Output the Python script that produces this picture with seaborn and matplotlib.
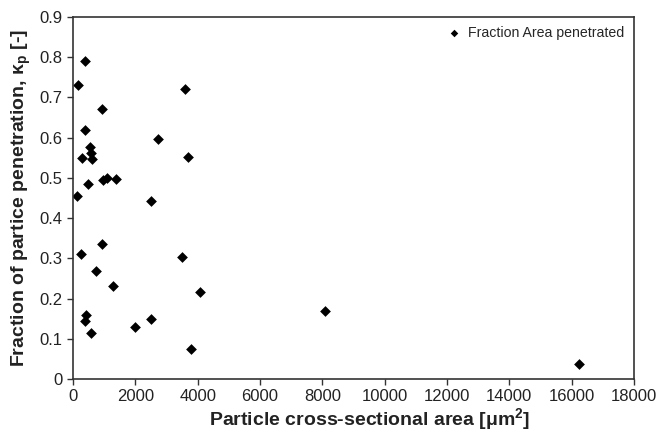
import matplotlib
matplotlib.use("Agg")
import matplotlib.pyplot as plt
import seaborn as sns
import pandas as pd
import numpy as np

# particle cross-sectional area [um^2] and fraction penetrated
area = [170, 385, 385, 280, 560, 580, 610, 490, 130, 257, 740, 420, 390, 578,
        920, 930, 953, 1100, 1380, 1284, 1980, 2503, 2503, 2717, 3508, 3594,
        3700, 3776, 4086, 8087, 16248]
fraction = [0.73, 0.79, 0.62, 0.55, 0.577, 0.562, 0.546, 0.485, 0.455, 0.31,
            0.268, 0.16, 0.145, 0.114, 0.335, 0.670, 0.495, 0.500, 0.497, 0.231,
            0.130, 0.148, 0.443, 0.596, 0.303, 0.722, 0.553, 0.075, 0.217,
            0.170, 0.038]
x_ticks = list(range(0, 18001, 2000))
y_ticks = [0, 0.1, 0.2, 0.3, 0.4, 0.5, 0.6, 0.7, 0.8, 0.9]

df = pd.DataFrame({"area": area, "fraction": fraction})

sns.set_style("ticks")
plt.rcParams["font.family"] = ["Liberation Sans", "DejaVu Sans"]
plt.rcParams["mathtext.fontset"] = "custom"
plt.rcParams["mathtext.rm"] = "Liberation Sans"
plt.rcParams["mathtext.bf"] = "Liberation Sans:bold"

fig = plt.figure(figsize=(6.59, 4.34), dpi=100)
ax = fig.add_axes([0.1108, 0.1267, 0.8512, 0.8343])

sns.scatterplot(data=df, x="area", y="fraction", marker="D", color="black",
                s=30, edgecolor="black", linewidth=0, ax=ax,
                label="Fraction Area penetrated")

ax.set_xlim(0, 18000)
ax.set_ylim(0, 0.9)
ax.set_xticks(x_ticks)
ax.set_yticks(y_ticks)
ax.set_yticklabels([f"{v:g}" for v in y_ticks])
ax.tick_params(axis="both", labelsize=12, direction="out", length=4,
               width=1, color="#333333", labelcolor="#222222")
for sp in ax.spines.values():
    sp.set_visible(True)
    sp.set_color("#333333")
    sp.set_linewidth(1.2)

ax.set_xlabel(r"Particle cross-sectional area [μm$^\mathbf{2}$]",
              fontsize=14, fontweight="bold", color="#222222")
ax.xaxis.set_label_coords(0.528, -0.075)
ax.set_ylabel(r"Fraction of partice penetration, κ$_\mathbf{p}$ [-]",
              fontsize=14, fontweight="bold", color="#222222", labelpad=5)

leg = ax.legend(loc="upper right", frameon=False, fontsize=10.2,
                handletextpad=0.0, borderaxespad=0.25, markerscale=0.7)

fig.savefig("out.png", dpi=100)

▶ **Your objective**
Exclude the pictures. Write out the remaining data exactly.

▶ **Written response**
Output the Python script that produces this picture with seaborn and matplotlib.
import matplotlib
matplotlib.use("Agg")
import matplotlib.pyplot as plt
import seaborn as sns
import pandas as pd
import numpy as np

# particle cross-sectional area [um^2] and fraction penetrated
area = [170, 385, 385, 280, 560, 580, 610, 490, 130, 257, 740, 420, 390, 578,
        920, 930, 953, 1100, 1380, 1284, 1980, 2503, 2503, 2717, 3508, 3594,
        3700, 3776, 4086, 8087, 16248]
fraction = [0.73, 0.79, 0.62, 0.55, 0.577, 0.562, 0.546, 0.485, 0.455, 0.31,
            0.268, 0.16, 0.145, 0.114, 0.335, 0.670, 0.495, 0.500, 0.497, 0.231,
            0.130, 0.148, 0.443, 0.596, 0.303, 0.722, 0.553, 0.075, 0.217,
            0.170, 0.038]
x_ticks = list(range(0, 18001, 2000))
y_ticks = [0, 0.1, 0.2, 0.3, 0.4, 0.5, 0.6, 0.7, 0.8, 0.9]

df = pd.DataFrame({"area": area, "fraction": fraction})

sns.set_style("ticks")
plt.rcParams["font.family"] = ["Liberation Sans", "DejaVu Sans"]
plt.rcParams["mathtext.fontset"] = "custom"
plt.rcParams["mathtext.rm"] = "Liberation Sans"
plt.rcParams["mathtext.bf"] = "Liberation Sans:bold"

fig = plt.figure(figsize=(6.59, 4.34), dpi=100)
ax = fig.add_axes([0.1108, 0.1267, 0.8512, 0.8343])

sns.scatterplot(data=df, x="area", y="fraction", marker="D", color="black",
                s=30, edgecolor="black", linewidth=0, ax=ax,
                label="Fraction Area penetrated")

ax.set_xlim(0, 18000)
ax.set_ylim(0, 0.9)
ax.set_xticks(x_ticks)
ax.set_yticks(y_ticks)
ax.set_yticklabels([f"{v:g}" for v in y_ticks])
ax.tick_params(axis="both", labelsize=12, direction="out", length=4,
               width=1, color="#333333", labelcolor="#222222")
for sp in ax.spines.values():
    sp.set_visible(True)
    sp.set_color("#333333")
    sp.set_linewidth(1.2)

ax.set_xlabel(r"Particle cross-sectional area [μm$^\mathbf{2}$]",
              fontsize=14, fontweight="bold", color="#222222")
ax.xaxis.set_label_coords(0.528, -0.075)
ax.set_ylabel(r"Fraction of partice penetration, κ$_\mathbf{p}$ [-]",
              fontsize=14, fontweight="bold", color="#222222", labelpad=5)

leg = ax.legend(loc="upper right", frameon=False, fontsize=10.2,
                handletextpad=0.0, borderaxespad=0.25, markerscale=0.7)

fig.savefig("out.png", dpi=100)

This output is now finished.